We all want to be that little bit healthier, however, making those lifestyle changes can be difficult and daunting. The foods you consume, the quantity of sleep you have and the amount of physical activity you do all has an impact on your health. Here are 5 steps to help you become a healthier you:
Move it & don’t be inactive
There is no way around it, exercise is one of the best methods to become healthier and increase your life expectancy. When deciding to become more physically active, you need to assess your current level and decide what workout will be best suited to you. It is important to keep your body moving as exercise can manage your weight, combat heart disease and type 2 diabetes, improve muscular and cardiorespiratory fitness, boost your mood and wellbeing, reduce the risk of cancer, improve brain health and memory, and aid with relaxation and sleep quality. Incorporating exercise into your life doesn’t have to happen overnight, it can start with small changes like walking to the shops, taking the stairs, planning activities which will keep you moving or going out for a walk on your lunch break. If you set yourself a fitness plan of what you want to achieve and by when, it can help you to achieve the NHS recommended amount of physical activity of 150 minutes of moderate aerobic activity a week.
Assess your mood & energy
Are you getting enough sleep? How are you feeling overall? Sleep is a pillar to having good health, as it can affect everything from your health to your mood and most people need eight hours of sleep each night! Sleep helps reduce stress, decrease inflammation, allow cells to re-charge and repair any damage. Sleep is just as important as the food we eat and the liquids we drink, therefore if you feel you aren’t getting enough sleep it is time to assess your mood and energy to see how it is affecting you. Poor sleep has been linked to depression, it also affects your emotions and social interactions. If your sleep is affecting your health, put a plan into place to try to improve the quality of your sleep. Simple changes such as creating a sleep schedule, ditching screens before bed and eating light meals in the evening can help to minimise sleep problems.

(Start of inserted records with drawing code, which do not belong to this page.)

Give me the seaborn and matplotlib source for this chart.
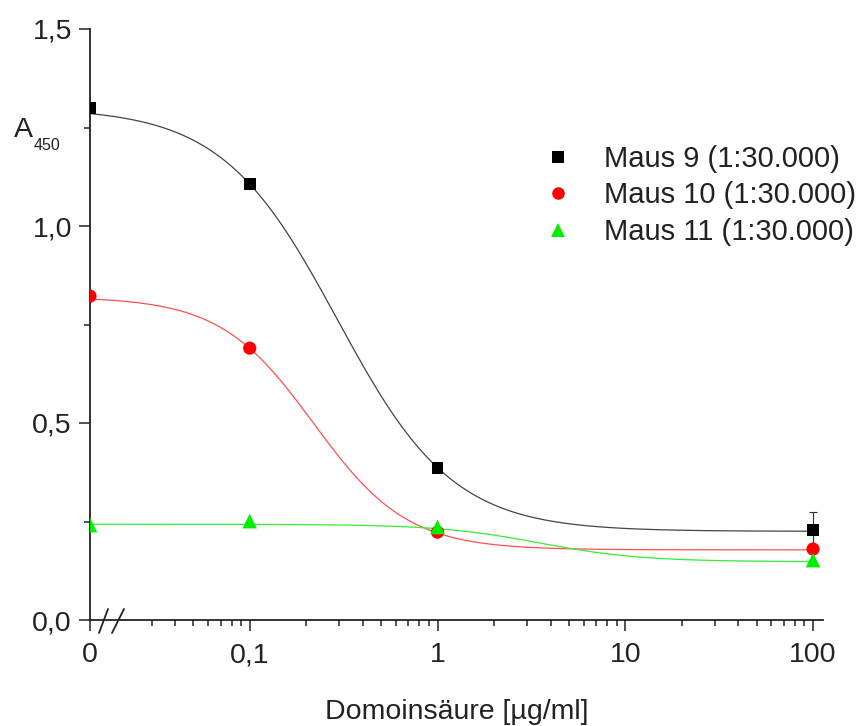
import numpy as np
import pandas as pd
import matplotlib
matplotlib.use("Agg")
import matplotlib.pyplot as plt
from matplotlib.lines import Line2D
from matplotlib.ticker import FixedLocator, FixedFormatter, NullFormatter
import seaborn as sns

sns.set_style("ticks")
plt.rcParams['font.family'] = ['Liberation Sans', 'DejaVu Sans']

# ---- data ----
conc = [0, 0.1, 1, 100]
maus9 = [1.30, 1.107, 0.386, 0.228]
maus10 = [0.822, 0.690, 0.223, 0.180]
maus11 = [0.241, 0.251, 0.236, 0.152]
maus9_err = [0, 0, 0, 0.046]
series = ["Maus 9 (1:30.000)", "Maus 10 (1:30.000)", "Maus 11 (1:30.000)"]
# 4-parameter logistic fit parameters
fit_top = [1.30, 0.82, 0.243]
fit_bottom = [0.225, 0.178, 0.148]
fit_ec50 = [0.293, 0.219, 3.5]
fit_hill = [1.41, 1.74, 1.6]
xtick_values = [0, 0.1, 1, 10, 100]
xtick_labels = ["0", "0,1", "1", "10", "100"]
ytick_values = [0.0, 0.5, 1.0, 1.5]
ytick_labels = ["0,0", "0,5", "1,0", "1,5"]

colors = ["#000000", "#ff0000", "#00ee00"]
line_colors = ["#444444", "#ff5050", "#33ee33"]
markers = ["s", "o", "^"]
msizes = [8.5, 9.5, 10.5]

X0 = 0.0141   # position where "0" is drawn on the broken log axis
XMAX = 113

def xpos(v):
    return X0 if v == 0 else v

W, H = 858, 726
fig = plt.figure(figsize=(W / 100, H / 100), dpi=100)
ax = fig.add_axes([90 / W, (H - 620) / H, (823 - 90) / W, (620 - 29) / H])

values = [maus9, maus10, maus11]
rows = []
for name, vals in zip(series, values):
    for c, v in zip(conc, vals):
        rows.append({"x": xpos(c), "y": v, "series": name})
df = pd.DataFrame(rows)

# fitted curves
xs = np.geomspace(X0, 100, 400)
crow = []
for i, name in enumerate(series):
    xe = np.where(xs <= X0 * 1.0001, 0.0, xs)
    ys = fit_bottom[i] + (fit_top[i] - fit_bottom[i]) / (1 + (xe / fit_ec50[i]) ** fit_hill[i])
    for a, b in zip(xs, ys):
        crow.append({"x": a, "y": b, "series": name})
cdf = pd.DataFrame(crow)
sns.lineplot(data=cdf, x="x", y="y", hue="series", palette=dict(zip(series, line_colors)),
             linewidth=0.9, legend=False, ax=ax, zorder=2)

# error bar
ax.errorbar([xpos(c) for c in conc], maus9, yerr=maus9_err, fmt="none", ecolor="#333333",
            elinewidth=0.8, capsize=3, capthick=0.8, zorder=3)

for i, name in enumerate(series):
    sub = df[df.series == name]
    sns.scatterplot(data=sub, x="x", y="y", color=colors[i], marker=markers[i],
                    s=msizes[i] ** 2, edgecolor="none", ax=ax, zorder=4, legend=False)

ax.set_xscale("log")
ax.set_xlim(X0, XMAX)
ax.set_ylim(0, 1.5)

ax.xaxis.set_major_locator(FixedLocator([xpos(v) for v in xtick_values]))
ax.xaxis.set_major_formatter(FixedFormatter(xtick_labels))
minors = [m * 0.01 for m in range(3, 10)] + [m * d for d in (0.1, 1, 10) for m in range(2, 10)]
ax.xaxis.set_minor_locator(FixedLocator(minors))
ax.xaxis.set_minor_formatter(NullFormatter())
ax.yaxis.set_major_locator(FixedLocator(ytick_values))
ax.yaxis.set_major_formatter(FixedFormatter(ytick_labels))
ax.yaxis.set_minor_locator(FixedLocator([0.25, 0.75, 1.25]))

ax.tick_params(which="major", length=8, width=1.1, labelsize=20.5, color="#222222",
               labelcolor="#222222", direction="out")
ax.tick_params(axis="x", which="major", pad=8)
ax.tick_params(axis="y", which="major", pad=5)
ax.tick_params(which="minor", length=4.5, width=1.1, color="#222222", direction="out")
for s in ["top", "right"]:
    ax.spines[s].set_visible(False)
for s in ["left", "bottom"]:
    ax.spines[s].set_linewidth(1.3)
    ax.spines[s].set_color("#222222")
ax.set_xlabel("Domoinsäure [µg/ml]", fontsize=20.5, color="#222222", labelpad=22)
ax.set_ylabel("")

# axis break marks
for (x1, y1, x2, y2) in [(99, 633, 108, 609), (112, 633, 124, 609)]:
    fig.add_artist(Line2D([x1 / W, x2 / W], [1 - y1 / H, 1 - y2 / H],
                          transform=fig.transFigure, color="#222222", lw=1.3))

# y label A450
fig.text(14 / W, 1 - 137 / H, "A", fontsize=20.5, color="#222222", va="baseline", ha="left")
fig.text(34 / W, 1 - 150 / H, "450", fontsize=11.5, color="#222222", va="baseline", ha="left")

# legend
handles = [Line2D([], [], linestyle="none", marker=markers[i], color=colors[i],
                  markersize=msizes[i] * 0.95, markeredgewidth=0) for i in range(3)]
fig.legend(handles, series, loc="upper left", bbox_to_anchor=(543 / W, 1 - 145 / H),
           frameon=False, fontsize=21, borderpad=0, borderaxespad=0,
           handlelength=1.0, handletextpad=1.1, labelspacing=0.29,
           labelcolor="#222222")

fig.savefig("out.png", dpi=100, facecolor="white")
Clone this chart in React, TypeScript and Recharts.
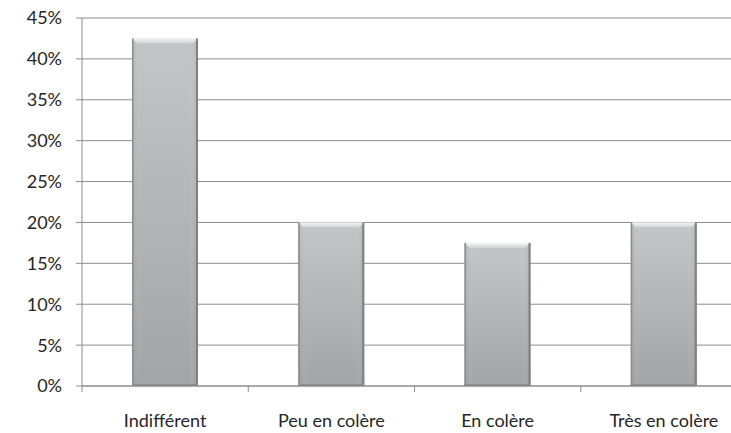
import React from "react";
import { BarChart, Bar, XAxis, YAxis, CartesianGrid } from "recharts";

const categories = ["Indifférent", "Peu en colère", "En colère", "Très en colère"];
const shares = [42.5, 20, 17.5, 20];
const yTicks = [0, 5, 10, 15, 20, 25, 30, 35, 40, 45];

const data = categories.map((name, i) => ({ name, value: shares[i] }));

const CHART_W = 747;
const CHART_H = 433;
const AXIS_W = 82;
const HALF_BAND = (CHART_W - AXIS_W) / categories.length / 2;

function BevelBar(props: any) {
  const { x, y, width, height } = props;
  if (!height || height <= 0) return null;
  const b = 5;
  return (
    <g>
      <rect x={x} y={y} width={width} height={height} fill="url(#barBody)" />
      <rect x={x} y={y} width={width} height={height} fill="url(#barSides)" />
      <polygon points={`${x},${y} ${x + width},${y} ${x + width - b},${y + b} ${x + b},${y + b}`} fill="url(#barTop)" />
      <rect x={x} y={y} width={1.5} height={height} fill="#8a8d8f" />
      <rect x={x + width - 2} y={y} width={2} height={height} fill="#7e8183" />
      <rect x={x} y={y + height - 2} width={width} height={2} fill="#8a8d8f" />
    </g>
  );
}

function CategoryTick(props: any) {
  const { x, y, payload } = props;
  return (
    <g>
      <line x1={x - HALF_BAND} y1={y - 8} x2={x - HALF_BAND} y2={y - 2} stroke="#8c8c8c" />
      <text x={x} y={y + 33} textAnchor="middle" fill="#262626" fontSize={18}>
        {payload.value}
      </text>
    </g>
  );
}

export default function App() {
  return (
    <div style={{ position: "absolute", left: 0, top: 0, width: 731, height: 433, overflow: "hidden", background: "#fff", fontFamily: "Lato, 'Open Sans', sans-serif" }}>
      <BarChart width={CHART_W} height={CHART_H} data={data} margin={{ top: 18, right: 0, left: 0, bottom: 0 }}>
        <defs>
          <linearGradient id="barBody" x1="0" y1="0" x2="0" y2="1">
            <stop offset="0%" stopColor="#c3c5c7" />
            <stop offset="100%" stopColor="#a2a5a7" />
          </linearGradient>
          <linearGradient id="barSides" x1="0" y1="0" x2="1" y2="0">
            <stop offset="0%" stopColor="#6f7274" stopOpacity={0.18} />
            <stop offset="15%" stopColor="#ffffff" stopOpacity={0} />
            <stop offset="85%" stopColor="#ffffff" stopOpacity={0} />
            <stop offset="100%" stopColor="#6f7274" stopOpacity={0.22} />
          </linearGradient>
          <linearGradient id="barTop" x1="0" y1="0" x2="0" y2="1">
            <stop offset="0%" stopColor="#f4f5f6" />
            <stop offset="100%" stopColor="#cfd1d3" />
          </linearGradient>
        </defs>
        <CartesianGrid vertical={false} stroke="#8c8c8c" />
        <XAxis
          dataKey="name"
          height={47}
          stroke="#8c8c8c"
          tickLine={false}
          tick={<CategoryTick />}
          interval={0}
        />
        <YAxis
          width={AXIS_W}
          domain={[0, 45]}
          ticks={yTicks}
          stroke="#8c8c8c"
          tickSize={6}
          tickMargin={14}
          tickFormatter={(v: number) => `${v}%`}
          tick={{ fill: "#262626", fontSize: 18 }}
          interval={0}
        />
        <Bar dataKey="value" barSize={66} shape={<BevelBar />} isAnimationActive={false} />
      </BarChart>
    </div>
  );
}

Lose the unhealthy food habits
Being healthy doesn’t necessarily mean trying every fad diet under the sun, it just means cutting down on bad habits and eating everything in moderation. You should ditch caffeine as it raises insulin levels and slows down the fat burning process, whilst also causing a variety of health problems including raising blood pressure, causing acid reflux and heartburn, dehydration and much more. Energy drinks, sugary drinks and sugary cereals should all be avoided as sugar raises blood sugar levels resulting in insulin production, changing your metabolic rate and causing a sugar crash not long after consuming it. Cutting down on junk food will also make you feel better as it provides a short-term energy boost that doesn’t last and leaves you feeling lethargic, grumpy and craving sugar.
Nourishing your body
Your diet should be one of your top priorities when trying to improve your health, eating lots of fruits and vegetables is one of the most important changes you can make. However, there are other essential nutrients which should be included in your diet.
- Omega-3 healthy fats can reduce your cholesterol levels, decrease the risk of heart disease, boost your memory and help sleep. Omega-3 healthy fats can be found in oily fish (salmon, mackerel and sardines), linseeds, pecans, hazelnuts and walnuts.
- Vitamin D is essential for strong bones, it can only be found naturally in a small selection of foods such as oily fish (salmon, sardines, herring, mackerel and fresh tuna), red meat, liver and egg yolks. However, foods can be fortified with vitamin D such as cereals, orange juice, soy milk or dairy products. Your daily dose of vitamin D can also be taken in the form of supplements!
- Carbohydrates fuel the body and are the main source of energy for the brain, so be sure to opt for healthier carbs such as whole grains, beans and fibre rich vegetables.
- Vitamin C helps to boost the immune system, aid with healing the body and producing collagen which is used to make skin, cartilage, blood vessels and ligaments. Food containing vitamin C includes oranges, strawberries, pineapple, kohlrabi, mango, brussels sprouts, kiwi, papaya, bell peppers, broccoli, kale, cauliflower, grapefruit and watermelon.
- Protein isn’t just to form muscles, every cell from bone to skin to hair contains protein. It is used for the growth, health and maintenance of the body. Protein can be found in low-fat meat, dairy, beans, eggs, soy, nuts or grains.
- Water is used in all cells, organs and tissues to regulate body temperatures and maintain other bodily functions. We cannot exist without water and fresh water needs to be constantly added to your body in order to remain hydrated.
Examine your health & identify issues
Visiting you doctor or dentist is the first step in examining your health and identifying if you have any problems that need actioning. If you are aware you have a chronic health problem, then you need to assess what lifestyle changes can help manage it and cut out any risk behaviours. If you have a heart disease, diabetes or respiratory condition then smoking is only going to make it worse therefore you need to stop the unhealthy behaviour. Addressing the issue is vital to your wellbeing, so make a plan with your doctor to identify how you can live your healthiest life to not aggravate the condition.